GIVEN EXERCISE
Pictures stay out of the copy; restate everything else in the material exactly.

AVAILABLE DATA
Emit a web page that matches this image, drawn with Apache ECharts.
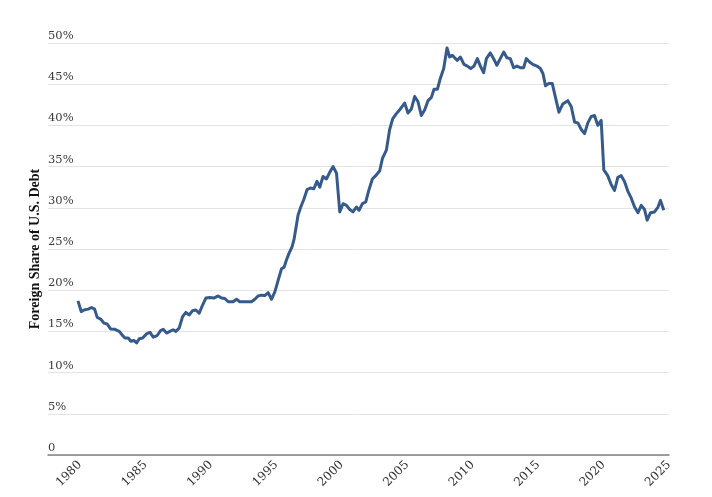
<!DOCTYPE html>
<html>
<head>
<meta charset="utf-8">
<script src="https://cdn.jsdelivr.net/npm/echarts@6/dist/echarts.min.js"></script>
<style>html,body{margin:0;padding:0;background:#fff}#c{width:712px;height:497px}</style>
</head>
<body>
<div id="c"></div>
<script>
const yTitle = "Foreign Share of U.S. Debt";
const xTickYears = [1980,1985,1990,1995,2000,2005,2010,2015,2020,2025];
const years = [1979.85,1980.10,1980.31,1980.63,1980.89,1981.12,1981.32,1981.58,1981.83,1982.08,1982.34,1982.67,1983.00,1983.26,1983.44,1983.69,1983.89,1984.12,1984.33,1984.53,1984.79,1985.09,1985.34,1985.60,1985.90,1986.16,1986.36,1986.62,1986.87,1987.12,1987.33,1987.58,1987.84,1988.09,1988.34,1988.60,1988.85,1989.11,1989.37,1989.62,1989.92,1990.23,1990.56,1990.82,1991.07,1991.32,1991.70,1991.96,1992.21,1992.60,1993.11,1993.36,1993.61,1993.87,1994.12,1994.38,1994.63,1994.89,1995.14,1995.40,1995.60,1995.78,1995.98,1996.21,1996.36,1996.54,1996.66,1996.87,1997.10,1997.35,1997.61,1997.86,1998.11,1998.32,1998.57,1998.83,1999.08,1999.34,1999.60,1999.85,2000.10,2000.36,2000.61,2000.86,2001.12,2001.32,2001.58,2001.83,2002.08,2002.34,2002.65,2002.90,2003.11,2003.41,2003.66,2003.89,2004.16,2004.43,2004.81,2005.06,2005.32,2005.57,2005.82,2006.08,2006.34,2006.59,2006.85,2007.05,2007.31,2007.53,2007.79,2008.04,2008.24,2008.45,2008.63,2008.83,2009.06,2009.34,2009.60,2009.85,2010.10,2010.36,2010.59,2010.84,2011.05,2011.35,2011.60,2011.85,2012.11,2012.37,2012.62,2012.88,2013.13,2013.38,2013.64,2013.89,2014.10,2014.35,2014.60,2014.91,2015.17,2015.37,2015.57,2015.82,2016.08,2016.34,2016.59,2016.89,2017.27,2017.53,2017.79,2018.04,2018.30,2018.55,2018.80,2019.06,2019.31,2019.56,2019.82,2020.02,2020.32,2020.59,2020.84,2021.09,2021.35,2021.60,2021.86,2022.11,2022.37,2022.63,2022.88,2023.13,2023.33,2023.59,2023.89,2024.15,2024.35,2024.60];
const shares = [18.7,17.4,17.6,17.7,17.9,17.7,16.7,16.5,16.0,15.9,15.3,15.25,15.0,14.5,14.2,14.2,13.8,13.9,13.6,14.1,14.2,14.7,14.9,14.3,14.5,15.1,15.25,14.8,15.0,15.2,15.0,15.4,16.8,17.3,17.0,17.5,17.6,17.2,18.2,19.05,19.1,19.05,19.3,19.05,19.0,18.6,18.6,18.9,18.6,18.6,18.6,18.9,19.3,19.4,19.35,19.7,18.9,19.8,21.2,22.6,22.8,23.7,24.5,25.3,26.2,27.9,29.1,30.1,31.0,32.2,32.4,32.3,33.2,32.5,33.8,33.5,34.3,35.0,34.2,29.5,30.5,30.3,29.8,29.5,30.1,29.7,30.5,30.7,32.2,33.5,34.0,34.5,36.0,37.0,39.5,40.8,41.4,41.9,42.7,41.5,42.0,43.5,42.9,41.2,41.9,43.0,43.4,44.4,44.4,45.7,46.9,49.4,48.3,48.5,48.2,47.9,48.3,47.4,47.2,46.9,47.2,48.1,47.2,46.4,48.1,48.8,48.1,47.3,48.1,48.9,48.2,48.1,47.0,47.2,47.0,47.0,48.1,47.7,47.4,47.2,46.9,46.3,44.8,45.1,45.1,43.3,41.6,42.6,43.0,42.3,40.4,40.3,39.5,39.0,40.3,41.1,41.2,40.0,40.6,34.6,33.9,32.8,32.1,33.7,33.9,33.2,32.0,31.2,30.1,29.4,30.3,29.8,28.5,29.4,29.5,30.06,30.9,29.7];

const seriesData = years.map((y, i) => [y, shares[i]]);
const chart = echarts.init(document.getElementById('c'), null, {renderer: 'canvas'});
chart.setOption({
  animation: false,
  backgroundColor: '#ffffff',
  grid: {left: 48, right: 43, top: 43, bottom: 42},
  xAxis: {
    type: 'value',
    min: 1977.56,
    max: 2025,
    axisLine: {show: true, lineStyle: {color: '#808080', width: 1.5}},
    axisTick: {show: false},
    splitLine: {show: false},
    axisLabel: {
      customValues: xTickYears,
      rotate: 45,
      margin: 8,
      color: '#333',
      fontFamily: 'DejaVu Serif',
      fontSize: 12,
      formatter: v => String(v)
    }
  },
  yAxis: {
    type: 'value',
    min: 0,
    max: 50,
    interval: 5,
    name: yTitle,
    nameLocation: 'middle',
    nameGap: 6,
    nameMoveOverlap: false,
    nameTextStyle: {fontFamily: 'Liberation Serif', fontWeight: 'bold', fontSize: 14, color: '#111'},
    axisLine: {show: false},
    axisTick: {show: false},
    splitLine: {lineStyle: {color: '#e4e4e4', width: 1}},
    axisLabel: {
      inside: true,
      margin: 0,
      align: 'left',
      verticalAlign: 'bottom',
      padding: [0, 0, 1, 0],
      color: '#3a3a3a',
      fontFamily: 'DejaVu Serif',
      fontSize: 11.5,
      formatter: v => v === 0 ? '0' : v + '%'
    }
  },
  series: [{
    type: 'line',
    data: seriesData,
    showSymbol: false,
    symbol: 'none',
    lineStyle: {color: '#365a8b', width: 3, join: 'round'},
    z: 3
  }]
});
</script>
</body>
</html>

FINAL RESULT
Emit a web page that matches this image, drawn with Apache ECharts.
<!DOCTYPE html>
<html>
<head>
<meta charset="utf-8">
<script src="https://cdn.jsdelivr.net/npm/echarts@6/dist/echarts.min.js"></script>
<style>html,body{margin:0;padding:0;background:#fff}#c{width:712px;height:497px}</style>
</head>
<body>
<div id="c"></div>
<script>
const yTitle = "Foreign Share of U.S. Debt";
const xTickYears = [1980,1985,1990,1995,2000,2005,2010,2015,2020,2025];
const years = [1979.85,1980.10,1980.31,1980.63,1980.89,1981.12,1981.32,1981.58,1981.83,1982.08,1982.34,1982.67,1983.00,1983.26,1983.44,1983.69,1983.89,1984.12,1984.33,1984.53,1984.79,1985.09,1985.34,1985.60,1985.90,1986.16,1986.36,1986.62,1986.87,1987.12,1987.33,1987.58,1987.84,1988.09,1988.34,1988.60,1988.85,1989.11,1989.37,1989.62,1989.92,1990.23,1990.56,1990.82,1991.07,1991.32,1991.70,1991.96,1992.21,1992.60,1993.11,1993.36,1993.61,1993.87,1994.12,1994.38,1994.63,1994.89,1995.14,1995.40,1995.60,1995.78,1995.98,1996.21,1996.36,1996.54,1996.66,1996.87,1997.10,1997.35,1997.61,1997.86,1998.11,1998.32,1998.57,1998.83,1999.08,1999.34,1999.60,1999.85,2000.10,2000.36,2000.61,2000.86,2001.12,2001.32,2001.58,2001.83,2002.08,2002.34,2002.65,2002.90,2003.11,2003.41,2003.66,2003.89,2004.16,2004.43,2004.81,2005.06,2005.32,2005.57,2005.82,2006.08,2006.34,2006.59,2006.85,2007.05,2007.31,2007.53,2007.79,2008.04,2008.24,2008.45,2008.63,2008.83,2009.06,2009.34,2009.60,2009.85,2010.10,2010.36,2010.59,2010.84,2011.05,2011.35,2011.60,2011.85,2012.11,2012.37,2012.62,2012.88,2013.13,2013.38,2013.64,2013.89,2014.10,2014.35,2014.60,2014.91,2015.17,2015.37,2015.57,2015.82,2016.08,2016.34,2016.59,2016.89,2017.27,2017.53,2017.79,2018.04,2018.30,2018.55,2018.80,2019.06,2019.31,2019.56,2019.82,2020.02,2020.32,2020.59,2020.84,2021.09,2021.35,2021.60,2021.86,2022.11,2022.37,2022.63,2022.88,2023.13,2023.33,2023.59,2023.89,2024.15,2024.35,2024.60];
const shares = [18.7,17.4,17.6,17.7,17.9,17.7,16.7,16.5,16.0,15.9,15.3,15.25,15.0,14.5,14.2,14.2,13.8,13.9,13.6,14.1,14.2,14.7,14.9,14.3,14.5,15.1,15.25,14.8,15.0,15.2,15.0,15.4,16.8,17.3,17.0,17.5,17.6,17.2,18.2,19.05,19.1,19.05,19.3,19.05,19.0,18.6,18.6,18.9,18.6,18.6,18.6,18.9,19.3,19.4,19.35,19.7,18.9,19.8,21.2,22.6,22.8,23.7,24.5,25.3,26.2,27.9,29.1,30.1,31.0,32.2,32.4,32.3,33.2,32.5,33.8,33.5,34.3,35.0,34.2,29.5,30.5,30.3,29.8,29.5,30.1,29.7,30.5,30.7,32.2,33.5,34.0,34.5,36.0,37.0,39.5,40.8,41.4,41.9,42.7,41.5,42.0,43.5,42.9,41.2,41.9,43.0,43.4,44.4,44.4,45.7,46.9,49.4,48.3,48.5,48.2,47.9,48.3,47.4,47.2,46.9,47.2,48.1,47.2,46.4,48.1,48.8,48.1,47.3,48.1,48.9,48.2,48.1,47.0,47.2,47.0,47.0,48.1,47.7,47.4,47.2,46.9,46.3,44.8,45.1,45.1,43.3,41.6,42.6,43.0,42.3,40.4,40.3,39.5,39.0,40.3,41.1,41.2,40.0,40.6,34.6,33.9,32.8,32.1,33.7,33.9,33.2,32.0,31.2,30.1,29.4,30.3,29.8,28.5,29.4,29.5,30.06,30.9,29.7];

const seriesData = years.map((y, i) => [y, shares[i]]);
const chart = echarts.init(document.getElementById('c'), null, {renderer: 'canvas'});
chart.setOption({
  animation: false,
  backgroundColor: '#ffffff',
  grid: {left: 48, right: 43, top: 43, bottom: 42},
  xAxis: {
    type: 'value',
    min: 1977.56,
    max: 2025,
    axisLine: {show: true, lineStyle: {color: '#808080', width: 1.5}},
    axisTick: {show: false},
    splitLine: {show: false},
    axisLabel: {
      customValues: xTickYears,
      rotate: 45,
      margin: 8,
      color: '#333',
      fontFamily: 'DejaVu Serif',
      fontSize: 12,
      formatter: v => String(v)
    }
  },
  yAxis: {
    type: 'value',
    min: 0,
    max: 50,
    interval: 5,
    name: yTitle,
    nameLocation: 'middle',
    nameGap: 6,
    nameMoveOverlap: false,
    nameTextStyle: {fontFamily: 'Liberation Serif', fontWeight: 'bold', fontSize: 14, color: '#111'},
    axisLine: {show: false},
    axisTick: {show: false},
    splitLine: {lineStyle: {color: '#e4e4e4', width: 1}},
    axisLabel: {
      inside: true,
      margin: 0,
      align: 'left',
      verticalAlign: 'bottom',
      padding: [0, 0, 1, 0],
      color: '#3a3a3a',
      fontFamily: 'DejaVu Serif',
      fontSize: 11.5,
      formatter: v => v === 0 ? '0' : v + '%'
    }
  },
  series: [{
    type: 'line',
    data: seriesData,
    showSymbol: false,
    symbol: 'none',
    lineStyle: {color: '#365a8b', width: 3, join: 'round'},
    z: 3
  }]
});
</script>
</body>
</html>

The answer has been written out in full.